Set problem. Take the lines from the beginning of the material through the line containing "['IEE', 'Ibovespa', 'GETI4', 'GETI3', 'TSR'];" and retype them exactly, leaving the pictures out.

Recorded data.
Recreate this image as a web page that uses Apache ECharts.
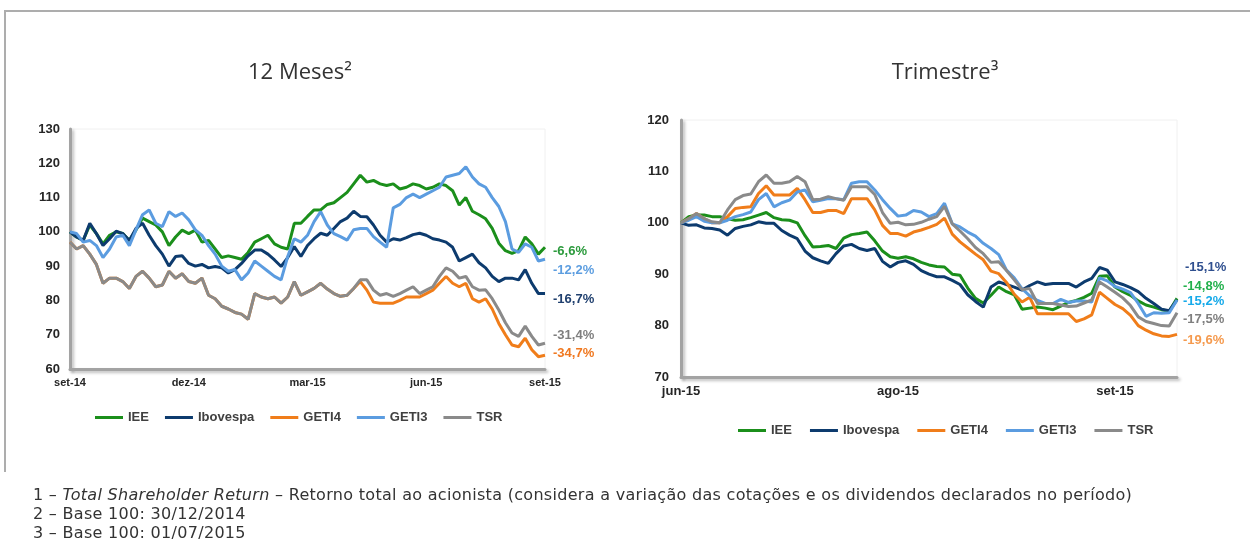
<!DOCTYPE html>
<html>
<head>
<meta charset="utf-8">
<script src="https://cdn.jsdelivr.net/npm/echarts@6/dist/echarts.min.js"></script>
<style>
  body { margin: 0; background: #fff; }
  #wrap { position: relative; width: 1250px; height: 550px; overflow: hidden; }
  #frame { position: absolute; left: 4px; top: 10px; width: 1260px; height: 460px; border-top: 2px solid #adadad; border-left: 2px solid #adadad; }
  #chart { position: absolute; left: 0; top: 0; width: 1250px; height: 550px; }
  #notes { position: absolute; left: 33px; top: 485px; font-family: 'DejaVu Sans', sans-serif; font-size: 16px; letter-spacing: 0.3px; line-height: 19px; color: #333; white-space: nowrap; }
</style>
</head>
<body>
<div id="wrap">
  <div id="frame"></div>
  <div id="chart"></div>
  <div id="notes">
    <div>1 – <i>Total Shareholder Return</i> – Retorno total ao acionista (considera a variação das cotações e os dividendos declarados no período)</div>
    <div>2 – Base 100: 30/12/2014</div>
    <div>3 – Base 100: 01/07/2015</div>
  </div>
</div>
<script>
// rótulos dos eixos
const leftTicks = ['set-14', 'dez-14', 'mar-15', 'jun-15', 'set-15'];
const rightTicks = ['jun-15', 'ago-15', 'set-15'];
const seriesNames = ['IEE', 'Ibovespa', 'GETI4', 'GETI3', 'TSR'];

// variação final escrita ao lado de cada linha
const yearEndLabels = ['-6,6%', '-16,7%', '-34,7%', '-12,2%', '-31,4%'];
const quarterEndLabels = ['-14,8%', '-15,1%', '-19,6%', '-15,2%', '-17,5%'];

// === 12 Meses (set-14 .. set-15) ===
const ieeYear = [100, 98.5, 97.5, 102, 99.5, 96.5, 99, 100, 99.5, 97.5, 100.5, 104, 103, 102, 100, 96, 98.5, 100.5, 99.5, 100.5,
  97, 97.5, 95, 92.5, 93, 92.5, 92, 94, 97, 98, 99, 96.5, 95.5, 95, 102.5, 102.5, 104.5, 106.4, 106.4, 108,
  108.5, 110, 111.5, 114, 116.5, 114.5, 115, 114, 113.5, 114, 112.5, 113, 114, 113.5, 112.5, 113, 114, 113.5, 112, 107.8,
  110, 106, 105, 103.8, 101, 96.7, 94.5, 93.7, 94.5, 98.5, 96.5, 93.5, 95.5];
const ibovYear = [100, 98.5, 97.5, 102.5, 99.5, 96, 98, 100.2, 99.5, 97.5, 101, 102.5, 99, 96, 93.5, 90, 92.8, 93, 90.8, 90,
  90.5, 89.5, 89.9, 89.5, 88, 89, 90.8, 93, 94.7, 94.7, 93.5, 91.8, 89.9, 92.5, 95.7, 92.8, 96, 98, 99.6, 99,
  101, 103, 104, 106, 104.5, 104.4, 102, 99, 97, 98, 97.6, 98.3, 99.2, 99.6, 99, 98, 97.6, 97, 95.5, 91.5,
  92.5, 93.5, 91, 89.5, 87, 85.5, 86.5, 86.5, 86, 89, 85, 82, 82];
const geti4Year = [97, 95, 96, 93.5, 90.5, 85, 86.5, 86.5, 85.5, 83.5, 87, 88.5, 86.5, 84, 84.5, 88.5, 86.5, 87.8, 85.5, 85,
  86.5, 81.5, 80.5, 78.3, 77.5, 76.5, 76, 74.5, 82, 81, 80.5, 81, 79.2, 81, 85.5, 81.5, 82.5, 83.5, 85, 83.3,
  82, 81.2, 81.5, 83.5, 85.5, 83, 79.5, 79.2, 79.2, 79.2, 80, 81, 81, 81, 82, 83, 85, 87, 85, 84,
  85, 80.5, 79.5, 80.5, 77.5, 73.3, 70, 67, 66.5, 69, 65.6, 63.6, 64];
const geti3Year = [100, 99.5, 97, 97.5, 96, 92.5, 95, 98.5, 99, 96, 100.6, 105, 106.4, 102.5, 101.5, 105.9, 104.5, 105.5, 103.5, 100.6,
  99, 96, 93.5, 90, 88.5, 89, 86, 88, 91.5, 90, 88.5, 87, 86, 92.8, 98, 97, 99, 103, 105.9, 102,
  99.5, 98.6, 97.6, 100.6, 101, 101, 98.6, 97, 95.5, 107, 108, 110, 111, 110, 111, 112, 113, 116, 116.5, 117,
  119, 116, 114, 113, 110, 107.4, 103, 95, 94, 96.5, 95.5, 91.5, 92];
const tsrYear = [97, 95, 96, 93.5, 90.5, 85, 86.5, 86.5, 85.5, 83.5, 87, 88.5, 86.5, 84, 84.5, 88.5, 86.5, 87.8, 85.5, 85,
  86.5, 81.5, 80.5, 78.3, 77.5, 76.5, 76, 74.5, 82, 81, 80.5, 81, 79.2, 81, 85.5, 81.5, 82.5, 83.5, 85, 83.3,
  82, 81.2, 81.5, 83.5, 86, 86, 83, 81.5, 82, 81.2, 82, 83, 84, 82, 83, 84, 87, 89.5, 88.5, 86.5,
  87, 84, 83, 83.1, 80.5, 77.2, 73.5, 70.5, 69.5, 72.5, 69.5, 67, 67.5];

// === Trimestre (jun-15 .. set-15) ===
const ieeQuarter = [100, 101.2, 101.5, 101.5, 101.2, 101.2, 100.8, 100.5, 100.6, 101, 101.5, 102, 101, 100.6, 100.5, 100,
  97.5, 95.3, 95.4, 95.6, 95, 97, 97.7, 97.9, 98.2, 96.5, 94.5, 93.4, 93.1, 93.4, 93, 92.3,
  91.8, 91.5, 91.4, 90, 89.8, 87.3, 85.3, 84.4, 85.9, 87.5, 86.6, 86, 83.2, 83.4, 83.6, 83.4,
  83.1, 83.8, 84.5, 84.9, 85.5, 86.3, 89.6, 89.7, 87.5, 86.6, 85.9, 84.8, 84, 83.6, 83.1, 82.8, 85.3];
const ibovQuarter = [100, 99.5, 99.6, 99, 98.9, 98.6, 97.6, 98.9, 99.3, 99.6, 100.2, 99.9, 99.9, 98.5, 97.6, 96.9,
  94.5, 93.2, 92.6, 92.1, 94, 95.5, 95.8, 95, 94.6, 95, 92.5, 91.4, 92.3, 92.6, 91.9, 90.7,
  90, 89.5, 89.5, 88.8, 88, 86, 84.7, 83.6, 87.5, 88.5, 88, 87.5, 86.9, 87.8, 88.5, 88,
  88.2, 88.2, 88.2, 87.5, 88.5, 89.2, 91.3, 90.8, 88.5, 88, 87.4, 86.6, 85.3, 84.3, 83.2, 82.9, 85];
const geti4Quarter = [100, 100.8, 101.8, 100.8, 100, 100, 101.2, 102.8, 103, 103.1, 105.7, 107.2, 105.4, 105.4, 105.4, 106.7,
  104.5, 102, 102, 102.4, 102.4, 101.8, 104.7, 104.7, 104.7, 102.5, 99.5, 97.9, 97.9, 97.4, 98.2, 98.6,
  99.1, 99.7, 100.9, 97.8, 96.3, 95.1, 93.9, 92.8, 90.6, 90.1, 88.4, 86.1, 84.6, 85.5, 82.3, 82.3,
  82.3, 82.3, 82.3, 80.8, 81.3, 82.1, 86.5, 85.3, 84.1, 83.3, 82, 80, 79.1, 78.4, 78, 77.9, 78.3];
const geti3Quarter = [100, 100.5, 101.2, 100.3, 100, 100, 100.5, 101.2, 101.6, 102.1, 104.5, 105.7, 103.1, 103.9, 104.4, 106,
  106.4, 104.1, 104.4, 104.7, 104.7, 104.5, 107.7, 108, 108, 106.4, 104.5, 102.8, 101.3, 101.5, 102.4, 102.1,
  101.2, 101.8, 103.8, 99.8, 99.2, 98.2, 97.4, 96, 95, 93.8, 90.8, 89.3, 87.2, 85.8, 84.9, 84.3,
  84.3, 85.1, 84.5, 84.8, 84.8, 84.6, 89.3, 88.7, 87.6, 87.1, 86.4, 84.3, 81.8, 82.5, 82.4, 82.5, 85];
const tsrQuarter = [100, 100.8, 101.8, 100.8, 100.2, 100, 102.5, 104.5, 105.3, 105.6, 108, 109.3, 107.7, 107.7, 108, 109,
  108, 104.5, 104.6, 105.1, 104.7, 104.4, 107, 107, 107, 105.5, 102, 99.9, 100.1, 99.6, 99.7, 100.1,
  100.7, 101.2, 103.2, 99.8, 98.4, 96.9, 95.2, 94, 92.3, 92.4, 90.7, 88.9, 87, 87.2, 84.3, 84.3,
  84.3, 84, 83.7, 83.8, 84.4, 85, 88.5, 87.5, 86.5, 85.4, 83.9, 81.7, 80.8, 80.4, 80, 79.9, 82.5];

const yearData = [ieeYear, ibovYear, geti4Year, geti3Year, tsrYear];
const quarterData = [ieeQuarter, ibovQuarter, geti4Quarter, geti3Quarter, tsrQuarter];

// estilos
const lineColors = ['#1b8f1b', '#0d3b6e', '#f07d1a', '#5b9ce0', '#8a8a8a'];
const yearLabelColors = ['#2b9a3c', '#1f3f6e', '#f07820', '#5d9ee0', '#7f7f7f'];
const quarterLabelColors = ['#22b14c', '#2f4f8f', '#f59a4e', '#16aaea', '#7f7f7f'];
const yearLabelOffsets = [[3, 4], [3, 6], [3, -2], [3, 11], [3, -8]];
const quarterLabelOffsets = [[1, -12], [3, -32], [1, 6], [1, 2], [1, 7]];

const FONT = '"Liberation Sans", Arial, sans-serif';

const chart = echarts.init(document.getElementById('chart'), null, { renderer: 'canvas' });

function axisLineStyle() {
    return {
        show: true,
        lineStyle: { color: '#a3a3a3', width: 3, shadowColor: 'rgba(0,0,0,0.25)', shadowBlur: 3, shadowOffsetX: 2, shadowOffsetY: 2 }
    };
}

function makeXAxis(gridIndex, count, ticks, step, fontSize) {
    return {
        type: 'category',
        gridIndex: gridIndex,
        boundaryGap: false,
        data: Array.from({ length: count }, (_, i) => i),
        axisLine: axisLineStyle(),
        axisTick: { show: false },
        axisLabel: {
            interval: step - 1,
            margin: 8,
            color: '#262626',
            fontWeight: 'bold',
            fontSize: fontSize,
            fontFamily: FONT,
            formatter: (val, idx) => ticks[idx / step] || ''
        },
        splitLine: { show: false }
    };
}

function makeYAxis(gridIndex, min, max, margin) {
    return {
        type: 'value',
        gridIndex: gridIndex,
        min: min,
        max: max,
        interval: 10,
        axisLine: axisLineStyle(),
        axisTick: { show: false },
        splitLine: { show: false },
        axisLabel: { margin: margin, color: '#262626', fontWeight: 'bold', fontSize: 13, fontFamily: FONT }
    };
}

function makeSeries(idx, data, axisIndex, labels, labelColors, offsets) {
    return {
        name: seriesNames[idx],
        type: 'line',
        xAxisIndex: axisIndex,
        yAxisIndex: axisIndex,
        data: data,
        symbol: 'none',
        smooth: false,
        animation: false,
        color: lineColors[idx],
        lineStyle: { color: lineColors[idx], width: 3 },
        endLabel: {
            show: true,
            formatter: labels[idx],
            color: labelColors[idx],
            fontWeight: 'bold',
            fontSize: 13,
            fontFamily: FONT,
            distance: 5,
            offset: offsets[idx]
        }
    };
}

const series = [];
yearData.forEach((d, i) => series.push(makeSeries(i, d, 0, yearEndLabels, yearLabelColors, yearLabelOffsets)));
quarterData.forEach((d, i) => series.push(makeSeries(i, d, 1, quarterEndLabels, quarterLabelColors, quarterLabelOffsets)));

const legendBase = {
    data: seriesNames,
    icon: 'rect',
    itemWidth: 28,
    itemHeight: 3,
    padding: 0,
    selectedMode: false,
    textStyle: { color: '#404040', fontWeight: 'bold', fontSize: 13, fontFamily: FONT }
};

const option = {
    backgroundColor: 'transparent',
    animation: false,
    graphic: [
        { type: 'text', x: 300, y: 73, style: { text: '12 Meses²', font: '22px "Open Sans"', fill: '#333', textAlign: 'center', textVerticalAlign: 'middle' } },
        { type: 'text', x: 945, y: 73, style: { text: 'Trimestre³', font: '22px "Open Sans"', fill: '#333', textAlign: 'center', textVerticalAlign: 'middle' } }
    ],
    legend: [
        Object.assign({}, legendBase, { left: 95, top: 411, itemGap: 16 }),
        Object.assign({}, legendBase, { left: 738, top: 424, itemGap: 18 })
    ],
    grid: [
        { left: 70, right: 705, top: 129, bottom: 181, show: true, borderColor: '#f0f0f0', borderWidth: 1 },
        { left: 681, right: 73, top: 120, bottom: 173, show: true, borderColor: '#f0f0f0', borderWidth: 1 }
    ],
    xAxis: [
        makeXAxis(0, ieeYear.length, leftTicks, 18, 11),
        makeXAxis(1, ieeQuarter.length, rightTicks, 28, 13)
    ],
    yAxis: [
        makeYAxis(0, 60, 130, 10),
        makeYAxis(1, 70, 120, 12)
    ],
    series: series
};

chart.setOption(option);
</script>
</body>
</html>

Full answer.
Recreate this image as a web page that uses Apache ECharts.
<!DOCTYPE html>
<html>
<head>
<meta charset="utf-8">
<script src="https://cdn.jsdelivr.net/npm/echarts@6/dist/echarts.min.js"></script>
<style>
  body { margin: 0; background: #fff; }
  #wrap { position: relative; width: 1250px; height: 550px; overflow: hidden; }
  #frame { position: absolute; left: 4px; top: 10px; width: 1260px; height: 460px; border-top: 2px solid #adadad; border-left: 2px solid #adadad; }
  #chart { position: absolute; left: 0; top: 0; width: 1250px; height: 550px; }
  #notes { position: absolute; left: 33px; top: 485px; font-family: 'DejaVu Sans', sans-serif; font-size: 16px; letter-spacing: 0.3px; line-height: 19px; color: #333; white-space: nowrap; }
</style>
</head>
<body>
<div id="wrap">
  <div id="frame"></div>
  <div id="chart"></div>
  <div id="notes">
    <div>1 – <i>Total Shareholder Return</i> – Retorno total ao acionista (considera a variação das cotações e os dividendos declarados no período)</div>
    <div>2 – Base 100: 30/12/2014</div>
    <div>3 – Base 100: 01/07/2015</div>
  </div>
</div>
<script>
// rótulos dos eixos
const leftTicks = ['set-14', 'dez-14', 'mar-15', 'jun-15', 'set-15'];
const rightTicks = ['jun-15', 'ago-15', 'set-15'];
const seriesNames = ['IEE', 'Ibovespa', 'GETI4', 'GETI3', 'TSR'];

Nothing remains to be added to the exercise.